== Stated problem ==
Without any pictures, restate the lines from the one containing "Reproduce this chart with matplotlib." to the one containing "import numpy as np", word for word, ends included.

== Input for this task ==
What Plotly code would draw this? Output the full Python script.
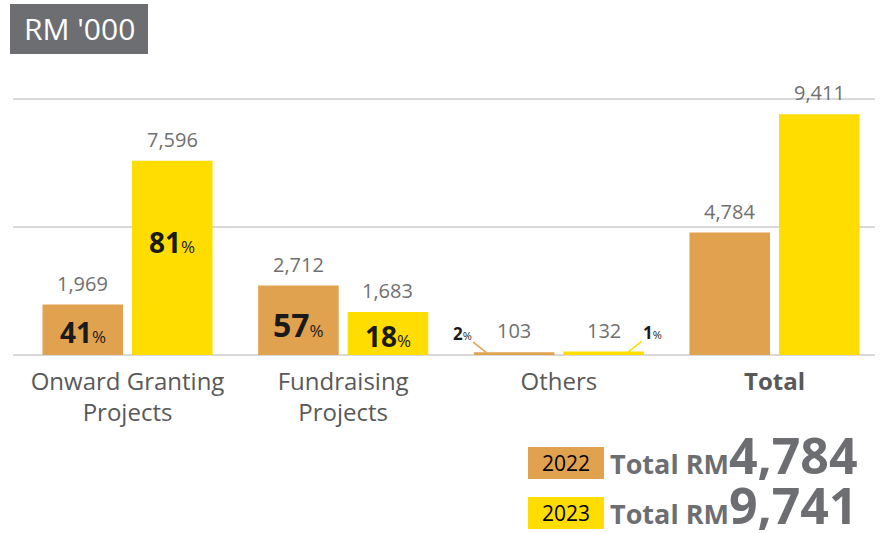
import plotly.graph_objects as go

# datos del gráfico
categories = ["Onward Granting Projects", "Fundraising Projects", "Others", "Total"]
tick_labels = ["Onward Granting<br>Projects", "Fundraising<br>Projects", "Others", "<b>Total</b>"]
years = ["2022", "2023"]
values_2022 = [1969, 2712, 103, 4784]
values_2023 = [7596, 1683, 132, 9411]
pct_2022 = ["41", "57", "2", ""]
pct_2023 = ["81", "18", "1", ""]
year_totals = ["4,784", "9,741"]

ORANGE = "#E0A24E"
YELLOW = "#FFDD00"
GREY = "#6D6E71"
FONT = "Open Sans"

# geometría (píxeles)
W, H = 889, 533
ML, MR, MT, MB = 13, 14, 94, 178
PW, PH = W - ML - MR, H - MT - MB


def px_x(px):
    return (px - ML) / PW


def px_y(py):
    return (H - MB - py) / PH


fig = go.Figure()

for year, vals, color in [(years[0], values_2022, ORANGE), (years[1], values_2023, YELLOW)]:
    fig.add_trace(
        go.Bar(
            x=categories,
            y=vals,
            name=year,
            marker_color=color,
            marker_line_width=0,
            showlegend=False,
            cliponaxis=False,
        )
    )

annotations = []
offset = 44.75  # mitad de la ranura de cada barra, en píxeles

series = [
    (values_2022, pct_2022, -1, ORANGE, [-2, -4, 0, 0], -28),
    (values_2023, pct_2023, 1, YELLOW, [16, -3, 0, 0], 25),
]

for vals, pcts, sign, color, pct_shift, tip_dx in series:
    for cat, v, p, dy in zip(categories, vals, pcts, pct_shift):
        # valor encima de la barra
        annotations.append(dict(
            x=cat, y=v, xshift=sign * offset, yshift=6,
            text=f"{v:,}", showarrow=False, yanchor="bottom",
            font=dict(family=FONT, size=20, color="#707070"),
        ))
        if not p:
            continue
        if v > 1000:
            size = 32 if v > 2500 and v < 5000 else 28
            annotations.append(dict(
                x=cat, y=v / 2, xshift=sign * offset, yshift=dy,
                text=f"<b>{p}</b><span style='font-size:17px'>%</span>",
                showarrow=False,
                font=dict(family=FONT, size=size, color="#1A1A1A"),
            ))
        else:
            # porcentaje pequeño con línea guía
            annotations.append(dict(
                x=cat, y=v, xshift=sign * offset + tip_dx,
                ax=24 * sign, ay=-19,
                text=f"<b>{p}</b><span style='font-size:11px'>%</span>",
                showarrow=True, arrowhead=0, arrowwidth=1.5, arrowcolor=color,
                standoff=0,
                font=dict(family=FONT, size=17, color="#1A1A1A"),
            ))

# cuadro de título
annotations.append(dict(
    xref="paper", yref="paper", x=px_x(79), y=px_y(29),
    xanchor="center", yanchor="middle",
    text="RM '000", showarrow=False,
    font=dict(family=FONT, size=30, color="white"),
))

# leyenda con totales
for i, (year, color, tot) in enumerate(zip(years, [ORANGE, YELLOW], year_totals)):
    top = 447 + i * 50
    annotations.append(dict(
        xref="paper", yref="paper", x=px_x(566), y=px_y(top + 16),
        xanchor="center", yanchor="middle",
        text=year, showarrow=False,
        font=dict(family=FONT, size=21, color="black"),
    ))
    annotations.append(dict(
        xref="paper", yref="paper", x=px_x(608), y=px_y(top + 16), yshift=8,
        xanchor="left", yanchor="middle",
        text=f"<b>Total RM</b><b><span style='font-size:50px'>{tot}</span></b>",
        showarrow=False,
        font=dict(family=FONT, size=27, color=GREY),
    ))

shapes = [
    dict(type="rect", xref="paper", yref="paper",
         x0=px_x(10), x1=px_x(148), y0=px_y(54), y1=px_y(4),
         fillcolor=GREY, line_width=0, layer="below"),
    dict(type="rect", xref="paper", yref="paper",
         x0=px_x(528), x1=px_x(604), y0=px_y(479), y1=px_y(447),
         fillcolor=ORANGE, line_width=0, layer="below"),
    dict(type="rect", xref="paper", yref="paper",
         x0=px_x(528), x1=px_x(604), y0=px_y(529), y1=px_y(497),
         fillcolor=YELLOW, line_width=0, layer="below"),
]

fig.update_layout(
    width=W, height=H,
    margin=dict(l=ML, r=MR, t=MT, b=MB),
    plot_bgcolor="white", paper_bgcolor="white",
    barmode="group", bargap=0.17, bargroupgap=0.1,
    annotations=annotations,
    shapes=shapes,
    font=dict(family=FONT),
)

fig.update_xaxes(
    range=[-0.531, 3.466],
    tickvals=categories, ticktext=tick_labels,
    tickfont=dict(family=FONT, size=24, color="#595959"),
    ticklabelstandoff=10,
    showgrid=False, showline=False, ticks="",
)

fig.update_yaxes(
    range=[0, 10200], tickvals=[0, 5000, 10000],
    showticklabels=False, showgrid=True, gridcolor="#D9D9D9", gridwidth=2,
    zeroline=True, zerolinecolor="#D9D9D9", zerolinewidth=2,
)

# quitar el margen por defecto del body
fig.write_html(
    "out.html",
    config={"displayModeBar": False},
    post_script="document.body.style.margin = '0';",
)
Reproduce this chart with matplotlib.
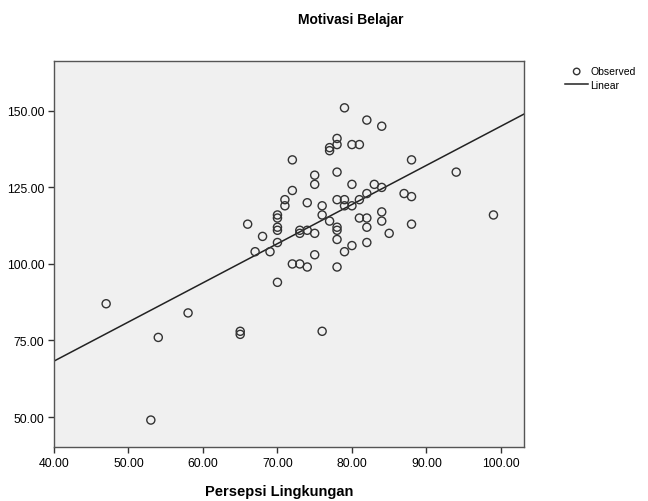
import matplotlib
matplotlib.use("Agg")
import matplotlib.pyplot as plt
import numpy as np

# Persepsi Lingkungan (x) vs Motivasi Belajar (y)
persepsi = [47, 53, 54, 58, 65, 65, 66, 67, 68, 69,
            70, 70, 70, 70, 70, 70, 71, 71, 72, 72, 72,
            73, 73, 73, 74, 74, 74, 75, 75, 75, 75,
            76, 76, 76, 77, 77, 77, 78, 78, 78, 78, 78, 78, 78, 78,
            79, 79, 79, 79, 80, 80, 80, 80, 81, 81, 81,
            82, 82, 82, 82, 82, 83, 84, 84, 84, 84,
            85, 87, 88, 88, 88, 94, 99]
motivasi = [87, 49, 76, 84, 78, 77, 113, 104, 109, 104,
            94, 107, 111, 112, 115, 116, 119, 121, 100, 124, 134,
            100, 110, 111, 99, 111, 120, 103, 110, 126, 129,
            78, 116, 119, 114, 137, 138, 99, 108, 111, 112, 121, 130, 139, 141,
            104, 119, 121, 151, 106, 119, 126, 139, 115, 121, 139,
            107, 112, 115, 123, 147, 126, 114, 117, 125, 145,
            110, 123, 113, 122, 134, 130, 116]

# linear fit line (intercept, slope) as drawn
fit_intercept = 17.1
fit_slope = 1.279

x_ticks = [40, 50, 60, 70, 80, 90, 100]
y_ticks = [50, 75, 100, 125, 150]

plt.rcParams['font.family'] = ['Liberation Sans', 'DejaVu Sans']

fig = plt.figure(figsize=(6.48, 5.02), dpi=100)
ax = fig.add_axes([54/648, 1-448/502, 470/648, 386/502])
ax.set_facecolor('#f0f0f0')

pts = ax.scatter(persepsi, motivasi, s=34, facecolors='none',
                 edgecolors='#333333', linewidths=1.0, zorder=3)
xl = np.array([40, 103.1])
ln, = ax.plot(xl, fit_intercept + fit_slope*xl, color='#222222', lw=1.1, zorder=2)

ax.set_xlim(40, 103.1)
ax.set_ylim(40.2, 166.3)
ax.set_xticks(x_ticks)
ax.set_yticks(y_ticks)
ax.set_xticklabels([f"{v:.2f}" for v in x_ticks])
ax.set_yticklabels([f"{v:.2f}" for v in y_ticks])
ax.tick_params(direction='out', length=4, width=1, colors='#333333',
               labelsize=8.8, labelcolor='black', pad=3)
for s in ax.spines.values():
    s.set_color('#555555')
    s.set_linewidth(1.0)

fig.text(279/648, 1-492/502, "Persepsi Lingkungan", ha='center', va='center',
         fontsize=10.5, fontweight='bold')
fig.text(351/648, 1-20/502, "Motivasi Belajar", ha='center', va='center',
         fontsize=10, fontweight='bold')

# legend on the right
fig.legend([pts, ln], ["Observed", "Linear"], loc='upper left',
           bbox_to_anchor=(560/648, 1-62/502), frameon=False, fontsize=7.5,
           handlelength=2.2, handletextpad=0.2, labelspacing=0.35, borderpad=0,
           markerscale=0.8)

fig.savefig("out.png", dpi=100)
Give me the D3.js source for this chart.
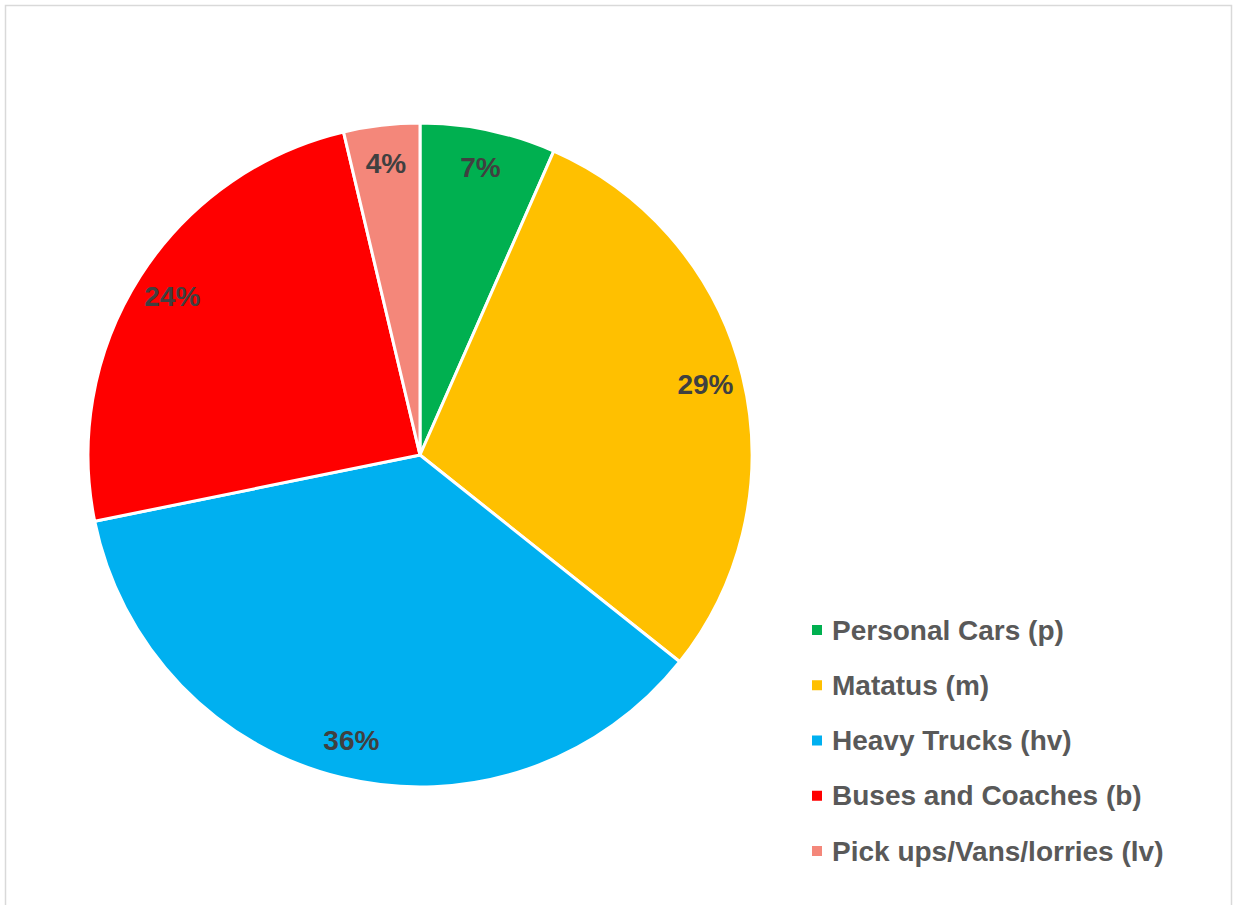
<!DOCTYPE html>
<html>
<head>
<meta charset="utf-8">
<script src="https://cdn.jsdelivr.net/npm/d3@7"></script>
<style>
  html, body { margin: 0; padding: 0; background: #fff; }
  svg { display: block; }
  text { font-family: "Liberation Sans", Arial, sans-serif; font-weight: bold; }
</style>
</head>
<body>
<svg id="chart" width="1233" height="905"></svg>
<script>
const categories = ["Personal Cars (p)", "Matatus (m)", "Heavy Trucks (hv)", "Buses and Coaches (b)", "Pick ups/Vans/lorries (lv)"];
const values = [6.6, 29.1, 36.1, 24.5, 3.7];
const colors = ["#00B050", "#FFC000", "#00B0F0", "#FF0000", "#F4877A"];

const svg = d3.select("#chart");
// chart area border
svg.append("rect")
  .attr("x", 5.5).attr("y", 5.5)
  .attr("width", 1226).attr("height", 920)
  .attr("fill", "#fff")
  .attr("stroke", "#d9d9d9").attr("stroke-width", 1.5);

const cx = 420, cy = 455, R = 332;
const total = d3.sum(values);
const data = categories.map((c, i) => ({ name: c, value: values[i], color: colors[i] }));

const pie = d3.pie().value(d => d.value).sort(null);
const arcs = pie(data);
const arc = d3.arc().innerRadius(0).outerRadius(R);
const labelArc = d3.arc().innerRadius(294).outerRadius(294);

const g = svg.append("g").attr("transform", `translate(${cx},${cy})`);
g.selectAll("path").data(arcs).join("path")
  .attr("d", arc)
  .attr("fill", d => d.data.color)
  .attr("stroke", "#fff")
  .attr("stroke-width", 3)
  .attr("stroke-linejoin", "round");

const fmt = d3.format(".0%");
g.selectAll("text.lbl").data(arcs).join("text")
  .attr("class", "lbl")
  .attr("transform", d => `translate(${labelArc.centroid(d)})`)
  .attr("text-anchor", "middle")
  .attr("dy", "0.34em")
  .attr("fill", "#404040")
  .attr("font-size", 28)
  .text(d => fmt(d.data.value / total));

// legend
const ly = d3.scalePoint().domain(categories).range([630, 851]);
const lg = svg.append("g");
const items = lg.selectAll("g").data(data).join("g")
  .attr("transform", d => `translate(812,${ly(d.name)})`);
items.append("rect")
  .attr("x", 0).attr("y", -5).attr("width", 10).attr("height", 10)
  .attr("fill", d => d.color);
items.append("text")
  .attr("x", 20).attr("dy", "0.34em")
  .attr("fill", "#595959")
  .attr("font-size", 28)
  .text(d => d.name);
</script>
</body>
</html>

== Task response ==
Reproduce this chart with matplotlib.
import matplotlib
matplotlib.use("Agg")
import matplotlib.pyplot as plt
import numpy as np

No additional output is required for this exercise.